Writing the book (an off-duty, spare-time task) put a lot of pressure on Author Leonard, who continued his full-time job as Science editor. He eased it by using a dictating machine ("One scientific device I'd never tried before"). For four months he got up at 5 a.m. for three hours of dictation four mornings a week; he also worked on the book every weekend. Midway through, Leonard left for Edwards Air Force Base, Calif, to watch the test of the Douglas X3, a new needle-nosed craft designed for supersonic flight. It was just part of his research for the cover story (TIME, April 27) on Test Pilot Bill Bridgeman. the man who had already flown faster (1,238 m.p.h.) and higher (79,494 ft.) than any other person in history. As long as he was in California, the editors in New York asked Leonard to visit Hollywood to look into the scientific background for 3-D movies. "But the book went on," says Leonard. "For two weeks I dictated in hotels, between interviews and visits to laboratories."

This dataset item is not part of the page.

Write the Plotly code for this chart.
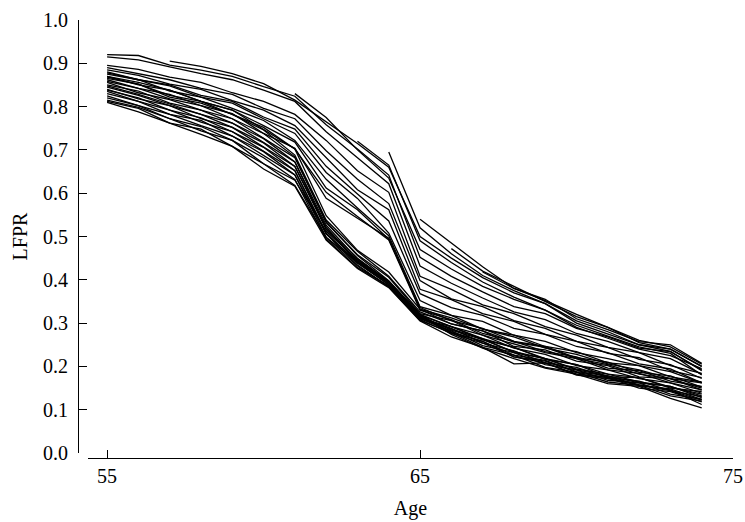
import plotly.graph_objects as go

ages = list(range(55, 75))
N = None

# Lower bundle (observed from age 55)
low_01 = [0.870, 0.850, 0.838, 0.812, 0.792, 0.748, 0.702, 0.548, 0.468, 0.418, 0.332, 0.312, 0.286, 0.268, 0.242, 0.228, 0.206, 0.192, 0.172, 0.162]
low_02 = [0.865, 0.852, 0.822, 0.808, 0.782, 0.746, 0.688, 0.538, 0.466, 0.408, 0.326, 0.298, 0.282, 0.256, 0.244, 0.218, 0.204, 0.182, 0.172, 0.150]
low_03 = [0.858, 0.842, 0.818, 0.802, 0.772, 0.738, 0.684, 0.532, 0.458, 0.406, 0.322, 0.306, 0.272, 0.252, 0.232, 0.218, 0.192, 0.184, 0.162, 0.146]
low_04 = [0.856, 0.832, 0.816, 0.792, 0.772, 0.728, 0.682, 0.534, 0.456, 0.398, 0.320, 0.292, 0.272, 0.242, 0.228, 0.202, 0.192, 0.172, 0.162, 0.138]
low_05 = [0.850, 0.836, 0.808, 0.792, 0.762, 0.726, 0.672, 0.526, 0.448, 0.396, 0.318, 0.292, 0.264, 0.244, 0.218, 0.204, 0.182, 0.174, 0.152, 0.136]
low_06 = [0.848, 0.828, 0.806, 0.782, 0.762, 0.718, 0.672, 0.518, 0.450, 0.396, 0.314, 0.286, 0.264, 0.232, 0.218, 0.194, 0.182, 0.164, 0.154, 0.128]
low_07 = [0.845, 0.826, 0.802, 0.782, 0.752, 0.716, 0.662, 0.516, 0.444, 0.394, 0.313, 0.288, 0.254, 0.236, 0.208, 0.198, 0.174, 0.166, 0.144, 0.130]
low_08 = [0.840, 0.818, 0.802, 0.772, 0.752, 0.708, 0.662, 0.522, 0.440, 0.388, 0.312, 0.280, 0.258, 0.226, 0.214, 0.188, 0.178, 0.156, 0.148, 0.124]
low_09 = [0.838, 0.820, 0.792, 0.774, 0.742, 0.706, 0.652, 0.508, 0.438, 0.390, 0.310, 0.282, 0.248, 0.232, 0.204, 0.192, 0.168, 0.162, 0.136, 0.124]
low_10 = [0.835, 0.812, 0.792, 0.764, 0.742, 0.698, 0.652, 0.506, 0.434, 0.384, 0.308, 0.276, 0.254, 0.222, 0.208, 0.182, 0.174, 0.150, 0.142, 0.118]
low_11 = [0.830, 0.812, 0.782, 0.768, 0.732, 0.696, 0.642, 0.498, 0.432, 0.384, 0.306, 0.278, 0.244, 0.226, 0.198, 0.186, 0.164, 0.156, 0.132, 0.120]
low_12 = [0.825, 0.802, 0.782, 0.756, 0.732, 0.688, 0.642, 0.506, 0.442, 0.394, 0.316, 0.284, 0.262, 0.234, 0.218, 0.192, 0.178, 0.162, 0.154, 0.132]
low_13 = [0.820, 0.802, 0.772, 0.754, 0.722, 0.682, 0.632, 0.494, 0.428, 0.386, 0.310, 0.292, 0.262, 0.244, 0.216, 0.204, 0.176, 0.174, 0.150, 0.142]
low_14 = [0.815, 0.798, 0.772, 0.744, 0.722, 0.668, 0.630, 0.512, 0.446, 0.396, 0.320, 0.278, 0.258, 0.222, 0.212, 0.186, 0.174, 0.158, 0.146, 0.112]
low_15 = [0.812, 0.796, 0.762, 0.748, 0.708, 0.668, 0.618, 0.498, 0.440, 0.392, 0.318, 0.274, 0.242, 0.218, 0.196, 0.182, 0.160, 0.154, 0.126, 0.104]
low_16 = [0.810, 0.788, 0.762, 0.736, 0.708, 0.656, 0.616, 0.492, 0.426, 0.382, 0.305, 0.268, 0.244, 0.206, 0.208, 0.180, 0.172, 0.156, 0.144, 0.122]

# Middle group (observed from age 55)
mid_01 = [0.880, 0.862, 0.848, 0.822, 0.808, 0.772, 0.738, 0.648, 0.588, 0.508, 0.352, 0.318, 0.304, 0.272, 0.258, 0.232, 0.218, 0.202, 0.188, 0.162]
mid_02 = [0.875, 0.862, 0.836, 0.822, 0.796, 0.768, 0.722, 0.632, 0.566, 0.502, 0.338, 0.318, 0.286, 0.272, 0.246, 0.234, 0.208, 0.202, 0.176, 0.164]
mid_03 = [0.870, 0.856, 0.838, 0.812, 0.792, 0.756, 0.718, 0.612, 0.562, 0.494, 0.336, 0.306, 0.288, 0.258, 0.246, 0.220, 0.210, 0.186, 0.178, 0.152]
mid_04 = [0.868, 0.852, 0.826, 0.812, 0.782, 0.752, 0.702, 0.602, 0.546, 0.492, 0.330, 0.308, 0.276, 0.258, 0.234, 0.222, 0.196, 0.190, 0.166, 0.154]
mid_05 = [0.862, 0.842, 0.828, 0.802, 0.784, 0.738, 0.704, 0.588, 0.542, 0.496, 0.332, 0.298, 0.282, 0.246, 0.238, 0.212, 0.202, 0.176, 0.172, 0.146]

# Upper group (observed from age 55)
up_01 = [0.920, 0.918, 0.896, 0.884, 0.870, 0.846, 0.824, 0.758, 0.702, 0.642, 0.452, 0.408, 0.372, 0.338, 0.322, 0.288, 0.268, 0.242, 0.234, 0.192]
up_02 = [0.915, 0.908, 0.892, 0.876, 0.862, 0.838, 0.812, 0.742, 0.682, 0.622, 0.432, 0.392, 0.358, 0.326, 0.308, 0.276, 0.258, 0.232, 0.218, 0.182]
up_03 = [0.895, 0.886, 0.868, 0.856, 0.832, 0.812, 0.782, 0.722, 0.652, 0.602, 0.408, 0.378, 0.342, 0.322, 0.292, 0.272, 0.244, 0.232, 0.202, 0.184]
up_04 = [0.890, 0.876, 0.862, 0.842, 0.828, 0.796, 0.772, 0.698, 0.632, 0.576, 0.398, 0.356, 0.338, 0.306, 0.288, 0.258, 0.244, 0.216, 0.204, 0.172]
up_05 = [0.885, 0.872, 0.852, 0.840, 0.814, 0.792, 0.756, 0.682, 0.608, 0.562, 0.378, 0.354, 0.322, 0.304, 0.274, 0.258, 0.230, 0.220, 0.190, 0.174]
up_06 = [0.878, 0.862, 0.850, 0.826, 0.812, 0.776, 0.748, 0.662, 0.598, 0.536, 0.368, 0.336, 0.318, 0.288, 0.274, 0.246, 0.232, 0.206, 0.194, 0.162]

# Older cohorts, first observed at later ages
old_57 = [N, N, 0.905, 0.893, 0.876, 0.853, 0.815, 0.765, 0.715, 0.660, 0.500, 0.450, 0.405, 0.370, 0.345, 0.300, 0.275, 0.250, 0.235, 0.190]
old_61 = [N, N, N, N, N, N, 0.830, 0.775, 0.700, 0.635, 0.470, 0.425, 0.385, 0.355, 0.330, 0.290, 0.265, 0.240, 0.225, 0.195]
old_63 = [N, N, N, N, N, N, N, N, 0.720, 0.665, 0.490, 0.440, 0.395, 0.360, 0.330, 0.295, 0.270, 0.245, 0.230, 0.180]
old_64 = [N, N, N, N, N, N, N, N, N, 0.695, 0.520, 0.460, 0.410, 0.375, 0.345, 0.305, 0.280, 0.250, 0.240, 0.200]
old_65 = [N, N, N, N, N, N, N, N, N, N, 0.540, 0.485, 0.430, 0.380, 0.355, 0.310, 0.285, 0.257, 0.250, 0.207]
old_66 = [N, N, N, N, N, N, N, N, N, N, N, 0.472, 0.420, 0.385, 0.350, 0.315, 0.290, 0.255, 0.240, 0.200]
old_67 = [N, N, N, N, N, N, N, N, N, N, N, N, 0.418, 0.380, 0.352, 0.320, 0.290, 0.260, 0.245, 0.205]

cohorts = [low_01, low_02, low_03, low_04, low_05, low_06, low_07, low_08,
           low_09, low_10, low_11, low_12, low_13, low_14, low_15, low_16,
           mid_01, mid_02, mid_03, mid_04, mid_05,
           up_01, up_02, up_03, up_04, up_05, up_06,
           old_57, old_61, old_63, old_64, old_65, old_66, old_67]

x_ticks = [55, 65, 75]
y_ticks = [0.0, 0.1, 0.2, 0.3, 0.4, 0.5, 0.6, 0.7, 0.8, 0.9, 1.0]

fig = go.Figure()
for vals in cohorts:
    fig.add_trace(go.Scatter(x=ages, y=vals, mode="lines",
                             line=dict(color="black", width=1.3),
                             connectgaps=False, showlegend=False,
                             hoverinfo="skip"))

font = dict(family="Liberation Serif", size=20, color="black")

fig.update_layout(
    width=745, height=522,
    margin=dict(l=78, r=12, t=20, b=64, autoexpand=False),
    paper_bgcolor="white", plot_bgcolor="white",
    font=font,
    showlegend=False,
    xaxis=dict(
        range=[54.39, 75], domain=[0.0153, 1],
        anchor="free", position=0, automargin=False,
        tickvals=x_ticks, ticktext=[str(v) for v in x_ticks],
        tickfont=font,
        ticks="inside", ticklen=8, tickwidth=1, tickcolor="black",
        showline=True, linecolor="black", linewidth=1,
        showgrid=False, zeroline=False,
        title=dict(text="Age", standoff=14, font=font),
        ticklabelstandoff=0,
    ),
    yaxis=dict(
        range=[0, 1], domain=[0.0114, 1],
        anchor="free", position=0, automargin=False,
        tickvals=y_ticks, tickformat=".1f",
        tickfont=font,
        ticks="inside", ticklen=8, tickwidth=1, tickcolor="black",
        showline=True, linecolor="black", linewidth=1,
        showgrid=False, zeroline=False,
        title=dict(text="LFPR", standoff=8, font=font),
        ticklabelstandoff=6,
    ),
)

# remove the browser's default 8px page margin so the figure sits at the top-left
fig.write_html("out.html", config={"displayModeBar": False},
               post_script="document.body.style.margin='0';")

As the dictation was transcribed, Leonard edited it and sent the chapters off to his publisher. He never saw the book as a whole until he received the galleys. By the time half of the bits and pieces were edited and assembled, Random House liked it so well they sent it to a London publisher (Sidgwick & Jackson) who signed for British publication rights.
This week, wearing the satisfied look that comes only to those authors who have finished another book. Interplanetary Expert Leonard seemed content to travel his slow commuter train to & from his earth-bound TIME desk until the next science story sends him speeding off again.